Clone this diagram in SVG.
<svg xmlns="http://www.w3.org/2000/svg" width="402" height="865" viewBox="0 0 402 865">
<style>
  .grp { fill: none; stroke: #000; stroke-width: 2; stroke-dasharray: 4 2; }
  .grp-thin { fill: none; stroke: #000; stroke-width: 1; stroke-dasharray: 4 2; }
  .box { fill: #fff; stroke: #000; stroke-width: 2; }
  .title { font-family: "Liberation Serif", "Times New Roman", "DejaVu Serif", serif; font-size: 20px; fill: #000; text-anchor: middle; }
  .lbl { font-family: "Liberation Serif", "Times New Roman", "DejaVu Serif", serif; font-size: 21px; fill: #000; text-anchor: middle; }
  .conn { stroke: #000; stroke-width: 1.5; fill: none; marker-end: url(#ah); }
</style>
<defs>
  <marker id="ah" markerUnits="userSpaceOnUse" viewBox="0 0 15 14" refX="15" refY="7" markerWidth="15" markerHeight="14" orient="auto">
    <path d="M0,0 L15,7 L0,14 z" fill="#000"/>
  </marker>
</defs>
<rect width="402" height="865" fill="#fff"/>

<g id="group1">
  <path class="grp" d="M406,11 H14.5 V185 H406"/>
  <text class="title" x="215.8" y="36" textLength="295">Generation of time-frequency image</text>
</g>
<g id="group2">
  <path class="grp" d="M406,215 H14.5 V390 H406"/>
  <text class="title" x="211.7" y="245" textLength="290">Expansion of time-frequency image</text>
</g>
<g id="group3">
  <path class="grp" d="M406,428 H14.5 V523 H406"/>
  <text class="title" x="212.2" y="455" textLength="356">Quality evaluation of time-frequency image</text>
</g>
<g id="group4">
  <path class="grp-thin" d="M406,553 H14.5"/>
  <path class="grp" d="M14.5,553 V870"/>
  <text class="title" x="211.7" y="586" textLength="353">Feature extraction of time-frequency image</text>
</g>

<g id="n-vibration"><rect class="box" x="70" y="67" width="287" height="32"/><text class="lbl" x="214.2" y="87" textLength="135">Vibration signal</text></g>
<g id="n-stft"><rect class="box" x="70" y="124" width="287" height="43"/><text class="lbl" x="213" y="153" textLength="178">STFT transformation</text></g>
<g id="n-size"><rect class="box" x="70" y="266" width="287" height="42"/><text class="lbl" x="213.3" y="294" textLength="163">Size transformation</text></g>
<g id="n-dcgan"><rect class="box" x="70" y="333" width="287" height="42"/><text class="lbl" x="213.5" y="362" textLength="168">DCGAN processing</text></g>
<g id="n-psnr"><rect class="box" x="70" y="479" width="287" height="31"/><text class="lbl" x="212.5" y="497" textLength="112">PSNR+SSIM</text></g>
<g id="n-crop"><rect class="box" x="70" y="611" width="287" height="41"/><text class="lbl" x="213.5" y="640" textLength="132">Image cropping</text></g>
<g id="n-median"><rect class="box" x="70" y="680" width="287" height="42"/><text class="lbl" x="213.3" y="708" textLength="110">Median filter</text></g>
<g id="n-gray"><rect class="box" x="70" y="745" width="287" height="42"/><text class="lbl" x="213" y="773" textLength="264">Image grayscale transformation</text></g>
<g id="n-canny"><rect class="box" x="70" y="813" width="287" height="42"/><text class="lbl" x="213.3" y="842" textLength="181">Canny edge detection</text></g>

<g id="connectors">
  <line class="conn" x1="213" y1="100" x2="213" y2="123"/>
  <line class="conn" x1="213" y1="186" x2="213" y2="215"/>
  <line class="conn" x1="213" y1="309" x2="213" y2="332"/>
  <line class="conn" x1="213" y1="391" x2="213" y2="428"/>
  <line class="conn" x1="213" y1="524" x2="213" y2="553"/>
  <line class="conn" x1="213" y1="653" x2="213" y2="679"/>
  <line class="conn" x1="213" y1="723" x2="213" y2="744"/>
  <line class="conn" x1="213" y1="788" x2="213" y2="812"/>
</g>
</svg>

◆ ◆ ◆ ◆ ◆

### GOAL OF THE EXERCISE
Output the lines above verbatim and in full.

### COMPLETE OUTPUT
Clone this diagram in SVG.
<svg xmlns="http://www.w3.org/2000/svg" width="402" height="865" viewBox="0 0 402 865">
<style>
  .grp { fill: none; stroke: #000; stroke-width: 2; stroke-dasharray: 4 2; }
  .grp-thin { fill: none; stroke: #000; stroke-width: 1; stroke-dasharray: 4 2; }
  .box { fill: #fff; stroke: #000; stroke-width: 2; }
  .title { font-family: "Liberation Serif", "Times New Roman", "DejaVu Serif", serif; font-size: 20px; fill: #000; text-anchor: middle; }
  .lbl { font-family: "Liberation Serif", "Times New Roman", "DejaVu Serif", serif; font-size: 21px; fill: #000; text-anchor: middle; }
  .conn { stroke: #000; stroke-width: 1.5; fill: none; marker-end: url(#ah); }
</style>
<defs>
  <marker id="ah" markerUnits="userSpaceOnUse" viewBox="0 0 15 14" refX="15" refY="7" markerWidth="15" markerHeight="14" orient="auto">
    <path d="M0,0 L15,7 L0,14 z" fill="#000"/>
  </marker>
</defs>
<rect width="402" height="865" fill="#fff"/>

<g id="group1">
  <path class="grp" d="M406,11 H14.5 V185 H406"/>
  <text class="title" x="215.8" y="36" textLength="295">Generation of time-frequency image</text>
</g>
<g id="group2">
  <path class="grp" d="M406,215 H14.5 V390 H406"/>
  <text class="title" x="211.7" y="245" textLength="290">Expansion of time-frequency image</text>
</g>
<g id="group3">
  <path class="grp" d="M406,428 H14.5 V523 H406"/>
  <text class="title" x="212.2" y="455" textLength="356">Quality evaluation of time-frequency image</text>
</g>
<g id="group4">
  <path class="grp-thin" d="M406,553 H14.5"/>
  <path class="grp" d="M14.5,553 V870"/>
  <text class="title" x="211.7" y="586" textLength="353">Feature extraction of time-frequency image</text>
</g>

<g id="n-vibration"><rect class="box" x="70" y="67" width="287" height="32"/><text class="lbl" x="214.2" y="87" textLength="135">Vibration signal</text></g>
<g id="n-stft"><rect class="box" x="70" y="124" width="287" height="43"/><text class="lbl" x="213" y="153" textLength="178">STFT transformation</text></g>
<g id="n-size"><rect class="box" x="70" y="266" width="287" height="42"/><text class="lbl" x="213.3" y="294" textLength="163">Size transformation</text></g>
<g id="n-dcgan"><rect class="box" x="70" y="333" width="287" height="42"/><text class="lbl" x="213.5" y="362" textLength="168">DCGAN processing</text></g>
<g id="n-psnr"><rect class="box" x="70" y="479" width="287" height="31"/><text class="lbl" x="212.5" y="497" textLength="112">PSNR+SSIM</text></g>
<g id="n-crop"><rect class="box" x="70" y="611" width="287" height="41"/><text class="lbl" x="213.5" y="640" textLength="132">Image cropping</text></g>
<g id="n-median"><rect class="box" x="70" y="680" width="287" height="42"/><text class="lbl" x="213.3" y="708" textLength="110">Median filter</text></g>
<g id="n-gray"><rect class="box" x="70" y="745" width="287" height="42"/><text class="lbl" x="213" y="773" textLength="264">Image grayscale transformation</text></g>
<g id="n-canny"><rect class="box" x="70" y="813" width="287" height="42"/><text class="lbl" x="213.3" y="842" textLength="181">Canny edge detection</text></g>

<g id="connectors">
  <line class="conn" x1="213" y1="100" x2="213" y2="123"/>
  <line class="conn" x1="213" y1="186" x2="213" y2="215"/>
  <line class="conn" x1="213" y1="309" x2="213" y2="332"/>
  <line class="conn" x1="213" y1="391" x2="213" y2="428"/>
  <line class="conn" x1="213" y1="524" x2="213" y2="553"/>
  <line class="conn" x1="213" y1="653" x2="213" y2="679"/>
  <line class="conn" x1="213" y1="723" x2="213" y2="744"/>
  <line class="conn" x1="213" y1="788" x2="213" y2="812"/>
</g>
</svg>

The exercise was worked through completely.